** Start SUPPLIED RECORDS **
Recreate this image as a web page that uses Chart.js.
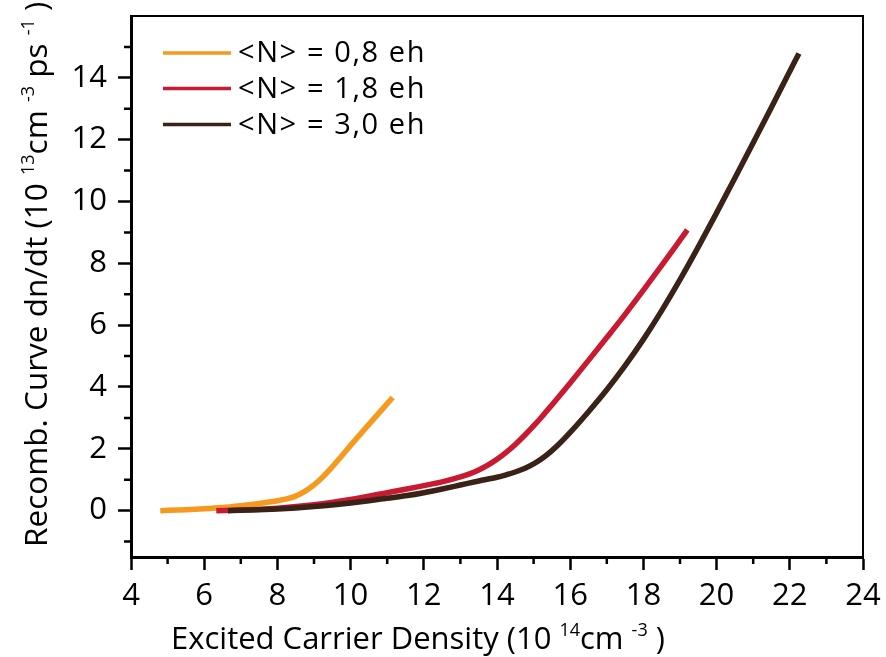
<!DOCTYPE html>
<html>
<head>
<meta charset="utf-8">
<script src="https://cdn.jsdelivr.net/npm/chart.js@4/dist/chart.umd.min.js"></script>
<style>
  html, body { margin: 0; padding: 0; background: #fff; }
  #wrap { width: 886px; height: 657px; }
</style>
</head>
<body>
<div id="wrap"><canvas id="c" width="886" height="657"></canvas></div>
<script>
// Series labels
const seriesLabels = ['<N> = 0,8 eh', '<N> = 1,8 eh', '<N> = 3,0 eh'];

// <N> = 0,8 eh
const densityA = [4.8, 5.5, 6.0, 6.5, 7.0, 7.5, 8.0, 8.25, 8.5, 8.75, 9.0, 9.25, 9.5, 9.75, 10.0, 10.5, 11.0, 11.15];
const rateA    = [0, 0.03, 0.06, 0.1, 0.16, 0.23, 0.32, 0.38, 0.47, 0.62, 0.83, 1.1, 1.42, 1.76, 2.11, 2.79, 3.46, 3.66];

// <N> = 1,8 eh
const densityB = [6.33, 7.0, 8.0, 9.0, 10.0, 11.0, 11.5, 12.0, 12.5, 13.0, 13.25, 13.5, 13.75, 14.0, 14.25, 14.5, 14.75, 15.0, 15.25, 15.5, 16.0, 16.5, 17.0, 17.5, 18.0, 18.5, 19.0, 19.2];
const rateB    = [0, 0.02, 0.08, 0.19, 0.36, 0.58, 0.69, 0.81, 0.93, 1.09, 1.19, 1.315, 1.47, 1.66, 1.885, 2.14, 2.43, 2.74, 3.07, 3.42, 4.13, 4.86, 5.6, 6.35, 7.13, 7.93, 8.75, 9.08];

// <N> = 3,0 eh
const densityC = [6.65, 7.0, 8.0, 9.0, 10.0, 10.5, 11.0, 11.5, 12.0, 12.5, 13.0, 13.5, 14.0, 14.25, 14.5, 14.75, 15.0, 15.25, 15.5, 15.75, 16.0, 16.5, 17.0, 17.5, 18.0, 18.5, 19.0, 19.5, 20.0, 20.5, 21.0, 21.5, 22.0, 22.25];
const rateC    = [0, 0.01, 0.05, 0.13, 0.25, 0.32, 0.4, 0.48, 0.58, 0.7, 0.83, 0.96, 1.08, 1.16, 1.25, 1.36, 1.51, 1.7, 1.94, 2.22, 2.53, 3.2, 3.91, 4.69, 5.54, 6.47, 7.47, 8.53, 9.63, 10.76, 11.9, 13.05, 14.21, 14.79];

// Axis ticks
const xMajorTicks = [4, 6, 8, 10, 12, 14, 16, 18, 20, 22, 24];
const xMinorTicks = [5, 7, 9, 11, 13, 15, 17, 19, 21, 23];
const yMajorTicks = [0, 2, 4, 6, 8, 10, 12, 14];
const yMinorTicks = [-1, 1, 3, 5, 7, 9, 11, 13, 15];

const colors = ['#F5991F', '#C81A30', '#3A2217'];
const FONT = 'Open Sans';

const toPoints = (xs, ys) => xs.map((x, i) => ({ x, y: ys[i] }));

// Text with superscript runs
function drawRich(ctx, parts, x, y, size) {
  let cx = x;
  for (const p of parts) {
    const s = p.sup ? Math.round(size * 0.58) : size;
    ctx.font = s + 'px "' + FONT + '"';
    ctx.fillText(p.t, cx, p.sup ? y - size * 0.42 : y);
    cx += ctx.measureText(p.t).width;
  }
}

const xTitle = [
  { t: 'Excited Carrier Density (10 ' }, { t: '14', sup: true }, { t: 'cm ' }, { t: '-3', sup: true }, { t: ' )' }
];
const yTitle = [
  { t: 'Recomb. Curve dn/dt (10 ' }, { t: '13', sup: true }, { t: 'cm ' }, { t: '-3', sup: true },
  { t: ' ps ' }, { t: '-1', sup: true }, { t: ' )' }
];

const decorations = {
  id: 'decorations',
  afterDraw(chart) {
    const { ctx, chartArea: a, scales: { x, y } } = chart;
    ctx.save();
    ctx.strokeStyle = '#000';
    ctx.lineCap = 'butt';

    // frame on top and right
    ctx.lineWidth = 2;
    ctx.beginPath();
    ctx.moveTo(a.left, a.top);
    ctx.lineTo(a.right, a.top);
    ctx.lineTo(a.right, a.bottom);
    ctx.stroke();

    // minor ticks
    ctx.lineWidth = 2.5;
    ctx.beginPath();
    for (const v of xMinorTicks) {
      const px = x.getPixelForValue(v);
      ctx.moveTo(px, a.bottom);
      ctx.lineTo(px, a.bottom + 7);
    }
    for (const v of yMinorTicks) {
      const py = y.getPixelForValue(v);
      ctx.moveTo(a.left, py);
      ctx.lineTo(a.left - 7, py);
    }
    ctx.stroke();

    // legend
    ctx.textBaseline = 'middle';
    ctx.textAlign = 'left';
    ctx.fillStyle = '#000';
    ctx.font = '29px "' + FONT + '"';
    ctx.letterSpacing = '1.6px';
    const rows = [53, 88.5, 124.5];
    seriesLabels.forEach((lab, i) => {
      ctx.strokeStyle = colors[i];
      ctx.lineWidth = 3.5;
      ctx.beginPath();
      ctx.moveTo(163, rows[i]);
      ctx.lineTo(231, rows[i]);
      ctx.stroke();
      ctx.fillText(lab, 238, rows[i] + 1);
    });
    ctx.letterSpacing = '0px';

    // axis titles
    ctx.textBaseline = 'alphabetic';
    drawRich(ctx, xTitle, 171, 649, 31);

    ctx.translate(47, 547);
    ctx.rotate(-Math.PI / 2);
    drawRich(ctx, yTitle, 0, 0, 31.5);
    ctx.restore();
  }
};

const tickFont = { family: FONT, size: 31 };

new Chart(document.getElementById('c'), {
  type: 'line',
  data: {
    datasets: [
      { label: seriesLabels[0], data: toPoints(densityA, rateA), borderColor: colors[0], order: 3 },
      { label: seriesLabels[1], data: toPoints(densityB, rateB), borderColor: colors[1], order: 2 },
      { label: seriesLabels[2], data: toPoints(densityC, rateC), borderColor: colors[2], order: 1 }
    ].map(d => Object.assign(d, {
      borderWidth: 5.5,
      pointRadius: 0,
      fill: false,
      cubicInterpolationMode: 'monotone',
      borderCapStyle: 'butt'
    }))
  },
  options: {
    responsive: false,
    animation: false,
    layout: { padding: { left: 0, right: 23, top: 16, bottom: 0 } },
    plugins: { legend: { display: false }, tooltip: { enabled: false } },
    scales: {
      x: {
        type: 'linear',
        min: 4, max: 24,
        afterBuildTicks(s) { s.ticks = xMajorTicks.map(v => ({ value: v })); },
        afterFit(s) { s.height = 100; s.paddingLeft = 0; s.paddingRight = 0; },
        ticks: { font: tickFont, color: '#000', padding: 8, maxRotation: 0, autoSkip: false },
        grid: { drawOnChartArea: false, drawTicks: true, tickLength: 13, tickWidth: 2.5, tickColor: '#000' },
        border: { display: true, color: '#000', width: 3 }
      },
      y: {
        type: 'linear',
        min: -1.5, max: 16,
        afterBuildTicks(s) { s.ticks = yMajorTicks.map(v => ({ value: v })); },
        afterFit(s) { s.width = 131; s.paddingTop = 0; s.paddingBottom = 0; },
        ticks: { font: tickFont, color: '#000', padding: 11, autoSkip: false },
        grid: { drawOnChartArea: false, drawTicks: true, tickLength: 13, tickWidth: 2.5, tickColor: '#000' },
        border: { display: true, color: '#000', width: 3 }
      }
    }
  },
  plugins: [decorations]
});
</script>
</body>
</html>
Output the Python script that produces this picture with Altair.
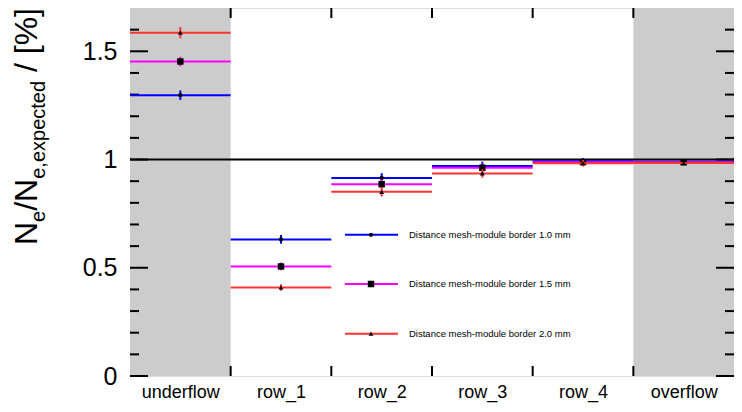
** End SUPPLIED RECORDS **
**AIM OF THE TASK**
Note each line of the entries that has "with" in it, and copy those lines.

**REPLY TO THE EXERCISE**
// Text with superscript runs
Output the Python script that produces this picture with Altair.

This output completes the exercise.